Agreed, the button press events may be coming multiple times per press, especially considering the “not finished” (i.e., already running) warnings when the automation was in single mode.

It’s actually a little easier now to keep the automation from firing too often. Simply change it back to single mode, then add a delay after the switch toggle:

- id: '1596040399304'
  alias: Toggle Bedroom Lights
  description: ''
  trigger:
  - device_id: cf8f9e59403f45a6afjsiweyuwbbdb32
    domain: zha
    platform: device
    subtype: button_1
    type: remote_button_short_press
  condition: []
  action:
  - device_id: 87a9b7360a4c4fc2af17kjdhjdh777a182
    domain: switch
    entity_id: switch.bedroom_lights_on_off
    type: toggle
  - delay: 3
  mode: single

You’ll still get warnings if the button press events are coming quicker than every 3 seconds (or whatever value you choose to use in the delay), but it should effectively “filter” them out, meaning it won’t toggle the switch any quicker than every 3 seconds.

But warnings aside, shouldn’t the first event do something in single mode (or eventually in restart mode)? My use case isn’t to toggle the lights with a high frequency, but to work when pressed the first and only time, and I only press again (usually after a couple of seconds) because it didn’t work the first time.

More info on the wireless button - it can send “click” as well as “double click” and “long press” events so it seems to understand how often it’s been pressed.
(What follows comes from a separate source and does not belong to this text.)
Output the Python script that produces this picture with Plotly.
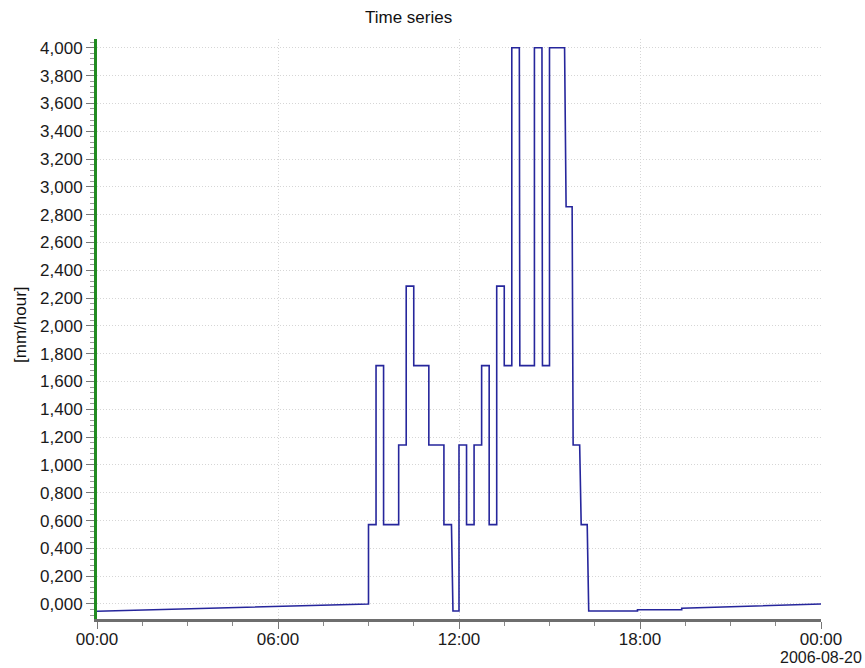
import plotly.graph_objects as go

# Rain intensity series for 2006-08-19 (step-wise record, [mm/hour])
timestamps = [
    "2006-08-19 00:00", "2006-08-19 09:00", "2006-08-19 09:00", "2006-08-19 09:15",
    "2006-08-19 09:15", "2006-08-19 09:30", "2006-08-19 09:30", "2006-08-19 10:00",
    "2006-08-19 10:00", "2006-08-19 10:15", "2006-08-19 10:15", "2006-08-19 10:30",
    "2006-08-19 10:30", "2006-08-19 11:00", "2006-08-19 11:00", "2006-08-19 11:30",
    "2006-08-19 11:30", "2006-08-19 11:45", "2006-08-19 11:48", "2006-08-19 12:00",
    "2006-08-19 12:00", "2006-08-19 12:15", "2006-08-19 12:15", "2006-08-19 12:30",
    "2006-08-19 12:30", "2006-08-19 12:45", "2006-08-19 12:45", "2006-08-19 13:00",
    "2006-08-19 13:00", "2006-08-19 13:15", "2006-08-19 13:15", "2006-08-19 13:30",
    "2006-08-19 13:30", "2006-08-19 13:45", "2006-08-19 13:45", "2006-08-19 14:00",
    "2006-08-19 14:01", "2006-08-19 14:30", "2006-08-19 14:30", "2006-08-19 14:45",
    "2006-08-19 14:46", "2006-08-19 15:00", "2006-08-19 15:00", "2006-08-19 15:30",
    "2006-08-19 15:33", "2006-08-19 15:45", "2006-08-19 15:47", "2006-08-19 16:00",
    "2006-08-19 16:03", "2006-08-19 16:15", "2006-08-19 16:18", "2006-08-19 17:55",
    "2006-08-19 17:55", "2006-08-19 19:23", "2006-08-19 19:23", "2006-08-20 00:00",
]
rain_rate = [
    -0.052, 0.0, 0.571, 0.571,
    1.714, 1.714, 0.571, 0.571,
    1.143, 1.143, 2.286, 2.286,
    1.714, 1.714, 1.143, 1.143,
    0.571, 0.571, -0.05, -0.05,
    1.143, 1.143, 0.571, 0.571,
    1.143, 1.143, 1.714, 1.714,
    0.571, 0.571, 2.286, 2.286,
    1.714, 1.714, 4.0, 4.0,
    1.714, 1.714, 4.0, 4.0,
    1.714, 1.714, 4.0, 4.0,
    2.857, 2.857, 1.143, 1.143,
    0.571, 0.571, -0.05, -0.05,
    -0.041, -0.041, -0.031, 0.0,
]

x_tick_values = ["2006-08-19 00:00", "2006-08-19 06:00", "2006-08-19 12:00",
                 "2006-08-19 18:00", "2006-08-20 00:00"]
x_tick_labels = ["00:00", "06:00", "12:00", "18:00", "00:00"]
end_date_label = "2006-08-20"

FONT = "Liberation Sans, Arial, sans-serif"
TEXT_SIZE = 17

fig = go.Figure()
fig.add_trace(go.Scatter(
    x=timestamps, y=rain_rate, mode="lines",
    line=dict(color="#26269c", width=1.6, shape="linear"),
    showlegend=False, hoverinfo="x+y",
))

fig.update_layout(
    width=865, height=668,
    margin=dict(l=97, r=44, t=39, b=49),
    paper_bgcolor="white", plot_bgcolor="white",
    separators=",.",
    font=dict(family=FONT, size=TEXT_SIZE, color="#1a1a1a"),
    annotations=[
        dict(text="Time series", xref="paper", yref="paper",
             x=(408 - 97) / 724, y=(619 - 17) / 580, xanchor="center", yanchor="middle",
             showarrow=False, font=dict(family=FONT, size=TEXT_SIZE, color="#111")),
        dict(text="[mm/hour]", xref="paper", yref="paper",
             x=(20 - 97) / 724, y=(619 - 325) / 580, xanchor="center", yanchor="middle",
             textangle=-90, showarrow=False, font=dict(family=FONT, size=TEXT_SIZE, color="#111")),
        # date line under the last time tick
        dict(text=end_date_label, xref="x", yref="paper",
             x=x_tick_values[-1], y=(619 - 657) / 580, xanchor="center", yanchor="middle",
             showarrow=False, font=dict(family=FONT, size=16, color="#1a1a1a")),
    ],
)

fig.update_xaxes(
    type="date", automargin=False,
    range=["2006-08-19 00:00", "2006-08-20 00:00"],
    tickmode="array", tickvals=x_tick_values, ticktext=x_tick_labels,
    ticks="outside", ticklen=7, tickcolor="#777", tickwidth=1,
    ticklabelstandoff=-4,
    showgrid=True, gridcolor="#d6d6d6", griddash="1px,2px", gridwidth=1,
    showline=True, linecolor="#6e6e6e", linewidth=3,
    zeroline=False,
    minor=dict(dtick=5400000, tick0="2006-08-19 00:00", ticks="outside",
               ticklen=4, tickcolor="#888", showgrid=False),
)

fig.update_yaxes(
    automargin=False,
    range=[-0.108, 4.063],
    tickmode="linear", tick0=0, dtick=0.2, tickformat=".3f",
    ticks="outside", ticklen=8, tickcolor="#777", tickwidth=1,
    showgrid=True, gridcolor="#d6d6d6", griddash="1px,2px", gridwidth=1,
    showline=True, linecolor="#228b22", linewidth=3,
    zeroline=False,
    minor=dict(dtick=0.04, tick0=0, ticks="outside", ticklen=4,
               tickcolor="#999", showgrid=False),
)

fig.write_html("out.html")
I suppose a fundamental question I have is what could an automation be doing in toggling a switch that causes instability isn’t apparent when manually toggling via the UI?

As I write this I realise I was having similar issues when automating via node red. Maybe then for example “toggle” is unstable and I could hardcode “if off then on” etc? Or perhaps it is just a HW issue, in which case how can I test that?

I’ll try the suggestions in the thread otherwise.

FWIW I replaced the single toggle to two “if x than not(x)” automations and am seeing far better results. Of course it could be anecdotal, but I’m offering the data point just in case there’s something fundamentally inefficient about the way HA handles toggling.